Originally Posted by The Pencil Neck
I don't think you CAN make those assessments until after the player has played. You can make predictions but they're only how you, personally, feel about the players. And that's what the draft grade ends up being... what YOU think the needs are, how YOU think the draftees fill those needs, and how YOU think other players that were available would have fit better.
Personally, this year I would have rated the ILB a higher priority than Smithiak did and I would have gone after an ILB... but I can't really say how these guys would have fit into Wade's schemes and I couldn't really say whether moving Brooks Reed to the middle was an option.
After seeing the way our draft fell, it looks to me like moving Brooks Reed inside was part of the plan all along. That's not the way I would have played it but I'm OK with that strategy.
But what you outlined is a different grading system or criteria. What I'm speaking to is how perceived needs were met or failed to be met.
How many players actually stick with the team, make significant contributions, and/or become solid starters is a totally different assessment. And that one cannot be made until the season starts. Sometimes not for 2,3, or 4 yrs down the line. Duane Brown and K.Jax spring immediately to mind. Those picks look a helluva lot better now than they did at draft time (D.B's case) or after the rookie year (K.Jax case).

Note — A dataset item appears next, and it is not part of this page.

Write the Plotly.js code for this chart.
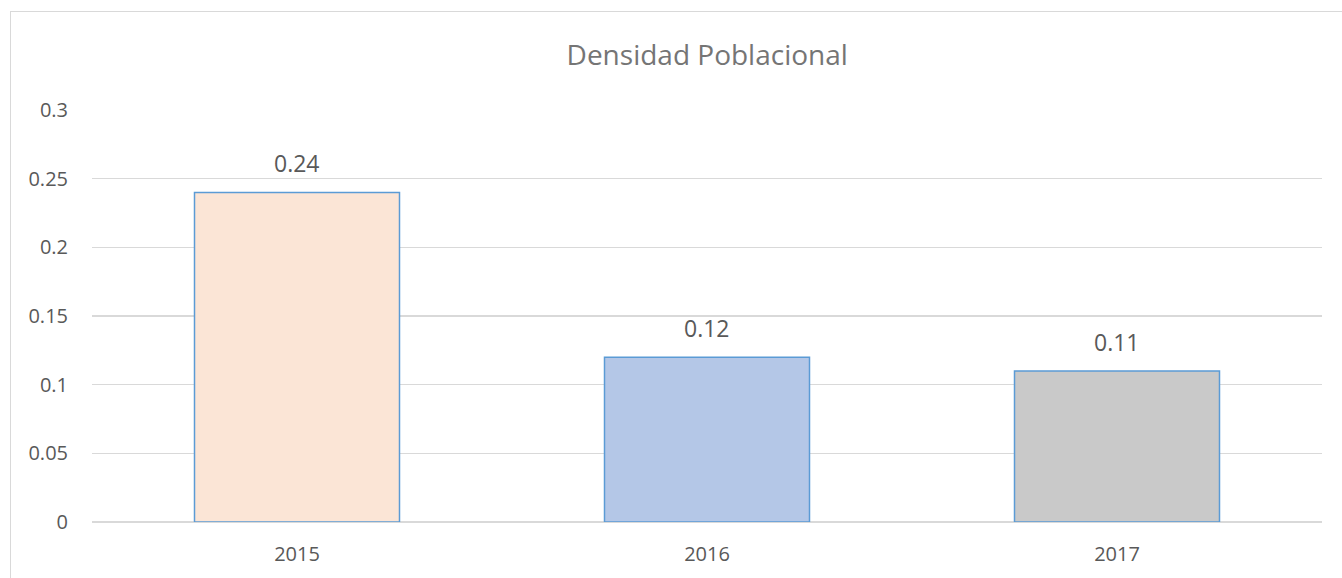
<!DOCTYPE html>
<html>
<head>
<meta charset="utf-8">
<script src="https://cdn.plot.ly/plotly-3.0.1.min.js"></script>
<style>
  html, body { margin: 0; padding: 0; background: #fff; }
  #chart { width: 1342px; height: 578px; }
  #frame { position: absolute; left: 10px; top: 11px; width: 1400px; height: 700px;
           border: 1px solid #d9d9d9; pointer-events: none; }
</style>
</head>
<body>
<div id="chart"></div>
<div id="frame"></div>
<script>
const categories = ['2015', '2016', '2017'];
const values = [0.24, 0.12, 0.11];
const valueLabels = ['0.24', '0.12', '0.11'];
const barColors = ['#FBE5D6', '#B4C7E7', '#C9C9C9'];
const yTickVals = [0, 0.05, 0.1, 0.15, 0.2, 0.25, 0.3];
const yTickText = ['0', '0.05', '0.1', '0.15', '0.2', '0.25', '0.3'];

const font = '"Open Sans", "Noto Sans", sans-serif';

// category axis: annotation x given as the category's index
const labelAnnotations = categories.map((c, i) => ({
  x: i, y: values[i], xref: 'x', yref: 'y',
  text: valueLabels[i], showarrow: false,
  yanchor: 'bottom', yshift: 11,
  font: { family: font, size: 23, color: '#595959' }
}));

Plotly.newPlot('chart', [{
  type: 'bar',
  x: categories,
  y: values,
  marker: { color: barColors, line: { color: '#5B9BD5', width: 1.5 } },
  hoverinfo: 'none'
}], {
  width: 1342, height: 578,
  margin: { l: 92, r: 20, t: 110, b: 56 },
  paper_bgcolor: '#fff', plot_bgcolor: '#fff',
  bargap: 0.5,
  showlegend: false,
  annotations: labelAnnotations,
  title: { text: 'Densidad Poblacional', x: 0.527, xanchor: 'center', y: 0.905, yanchor: 'middle',
           font: { family: font, size: 28, color: '#757575' } },
  xaxis: {
    type: 'category', range: [-0.5, categories.length - 0.5],
    showgrid: false, zeroline: false, showline: false,
    ticks: '', ticklabelstandoff: 18,
    tickfont: { family: font, size: 20, color: '#595959' }
  },
  yaxis: {
    range: [0, 0.3], tickvals: yTickVals, ticktext: yTickText,
    showgrid: true, gridcolor: '#d9d9d9', gridwidth: 1.3,
    zeroline: true, zerolinecolor: '#d9d9d9', zerolinewidth: 1.3,
    showline: false, ticks: '', ticklabelstandoff: 23,
    tickfont: { family: font, size: 20, color: '#595959' }
  }
}, { displayModeBar: false, staticPlot: true });
</script>
</body>
</html>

The draft grading I'm talking about is much simpler. It boils down to this: Did we address team needs as best we could in the order the grading person thought they should have been addressed?
For example... More than one poster thought we should go NT, WR, and/or ILB early on. We didn't; at least not completely. To those folks, if they stay true to their draft thinking, this draft was only partially successful. We got our WR but only partially addressed ILB by getting pass rushers so Brooks could go inside and totally failed to address NT.
However, if 4-6 out of the 10 guys we drafted end up contributing significantly and/or become solid starters for years to come (and team performance doesn't suffer), then the draft could be considered a success even though no NTs or ILBs were picked.
All that to say, there's more than one way to view this draft grading thing.